Skip all pictures, then copy the lines from the start of the data through the line with "return (x - L) / PW", keeping both ends.

• [Stored data]:
▬▬▬▬▬▬
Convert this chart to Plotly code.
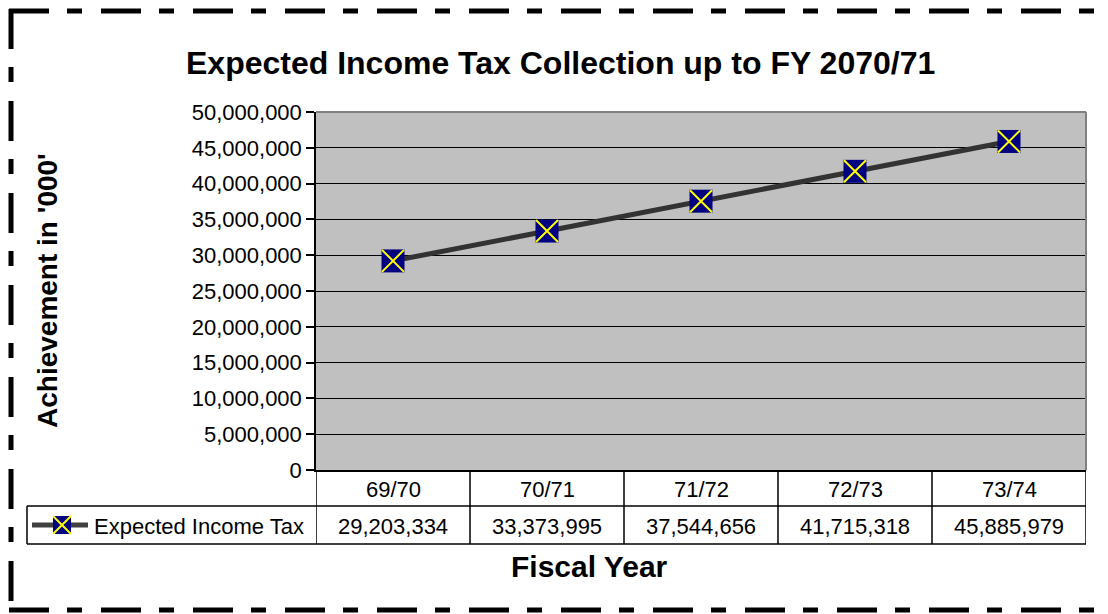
import plotly.graph_objects as go

categories = ["69/70", "70/71", "71/72", "72/73", "73/74"]
expected_tax = [29203334, 33373995, 37544656, 41715318, 45885979]
series_name = "Expected Income Tax"
y_ticks = list(range(0, 50000001, 5000000))

W, H = 1108, 614
L, R, T, B = 316, 22, 112, 144
PW, PH = W - L - R, H - T - B
FONT = "Arial, Liberation Sans, sans-serif"

def px(x):
    return (x - L) / PW

def py(y):
    return (H - B - y) / PH

fig = go.Figure()
fig.add_trace(go.Scatter(x=categories, y=expected_tax, mode="lines",
                         line=dict(color="#333333", width=5), showlegend=False))
fig.add_trace(go.Scatter(x=categories, y=expected_tax, mode="markers",
                         marker=dict(symbol="square", size=23, color="#000080",
                                     line=dict(width=0)), showlegend=False))
fig.add_trace(go.Scatter(x=categories, y=expected_tax, mode="markers",
                         marker=dict(symbol="x-thin", size=22,
                                     line=dict(color="#FFFF00", width=2)),
                         showlegend=False))

shapes = []
# plot border (gray top/right)
shapes.append(dict(type="line", xref="paper", yref="paper", x0=0, x1=1, y0=1, y1=1,
                   line=dict(color="#808080", width=2)))
shapes.append(dict(type="line", xref="paper", yref="paper", x0=1, x1=1, y0=0, y1=1,
                   line=dict(color="#808080", width=2)))
# data table
shapes.append(dict(type="line", xref="paper", yref="paper", x0=px(27), x1=1,
                   y0=py(506), y1=py(506), line=dict(color="black", width=1.5)))
shapes.append(dict(type="line", xref="paper", yref="paper", x0=px(27), x1=1,
                   y0=py(544), y1=py(544), line=dict(color="black", width=1.5)))
shapes.append(dict(type="line", xref="paper", yref="paper", x0=px(27), x1=px(27),
                   y0=py(506), y1=py(544), line=dict(color="black", width=1.5)))
for i in range(len(categories) + 1):
    shapes.append(dict(type="line", xref="x", yref="paper", x0=i - 0.5, x1=i - 0.5,
                       y0=0, y1=py(544), line=dict(color="black", width=1.5)))
# legend key
shapes.append(dict(type="line", xref="paper", yref="paper", x0=px(32), x1=px(88),
                   y0=py(525), y1=py(525), line=dict(color="#404040", width=5)))
shapes.append(dict(type="rect", xref="paper", yref="paper", x0=px(53), x1=px(71),
                   y0=py(516), y1=py(534), fillcolor="#000080", line=dict(width=0)))
shapes.append(dict(type="line", xref="paper", yref="paper", x0=px(53), x1=px(71),
                   y0=py(516), y1=py(534), line=dict(color="#FFFF00", width=2)))
shapes.append(dict(type="line", xref="paper", yref="paper", x0=px(53), x1=px(71),
                   y0=py(534), y1=py(516), line=dict(color="#FFFF00", width=2)))
# dashed outer border
dash = "40px,18px,15px,19px"
shapes.append(dict(type="line", xref="paper", yref="paper", x0=px(9), x1=px(1108),
                   y0=py(11), y1=py(11), line=dict(color="black", width=5, dash=dash)))
shapes.append(dict(type="line", xref="paper", yref="paper", x0=px(9), x1=px(1108),
                   y0=py(610), y1=py(610), line=dict(color="black", width=5, dash=dash)))
shapes.append(dict(type="line", xref="paper", yref="paper", x0=px(11), x1=px(11),
                   y0=py(9), y1=py(614), line=dict(color="black", width=5, dash=dash)))

def ann(x, y, text, size, xref="paper", xanchor="center", **kw):
    d = dict(x=x, xref=xref, y=py(y), yref="paper", text=text, showarrow=False,
             xanchor=xanchor, yanchor="middle",
             font=dict(family=FONT, size=size, color="black"))
    d.update(kw)
    return d

annotations = []
for c, v in zip(categories, expected_tax):
    annotations.append(ann(c, 489, c, 22, xref="x"))
    annotations.append(ann(c, 526, f"{v:,}", 22, xref="x"))
annotations.append(ann(px(92), 526, series_name, 22, xanchor="left"))
annotations.append(ann(px(560), 63, "<b>Expected Income Tax Collection up to FY 2070/71</b>", 32))
annotations.append(ann(px(47), 291, "<b>Achievement in '000'</b>", 28, textangle=-90))
annotations.append(ann(px(589), 566, "<b>Fiscal Year</b>", 30))

fig.update_layout(
    width=W, height=H,
    margin=dict(l=L, r=R, t=T, b=B, pad=0),
    paper_bgcolor="white", plot_bgcolor="#C0C0C0",
    showlegend=False,
    shapes=shapes, annotations=annotations,
    xaxis=dict(type="category", range=[-0.5, len(categories) - 0.5],
               showticklabels=False, showgrid=False, zeroline=False,
               showline=True, linecolor="black", linewidth=1.5, ticks=""),
    yaxis=dict(range=[0, 50000000], tickvals=y_ticks, tickformat=",",
               showgrid=True, gridcolor="black", gridwidth=1, zeroline=False,
               showline=True, linecolor="black", linewidth=1.5,
               ticks="outside", ticklen=8, tickcolor="black", tickwidth=1.5,
               tickfont=dict(family=FONT, size=22, color="black")),
)
fig.write_html("out.html")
▬▬▬▬▬▬
• [Final answer]:
Convert this chart to Plotly code.
import plotly.graph_objects as go

categories = ["69/70", "70/71", "71/72", "72/73", "73/74"]
expected_tax = [29203334, 33373995, 37544656, 41715318, 45885979]
series_name = "Expected Income Tax"
y_ticks = list(range(0, 50000001, 5000000))

W, H = 1108, 614
L, R, T, B = 316, 22, 112, 144
PW, PH = W - L - R, H - T - B
FONT = "Arial, Liberation Sans, sans-serif"

def px(x):
    return (x - L) / PW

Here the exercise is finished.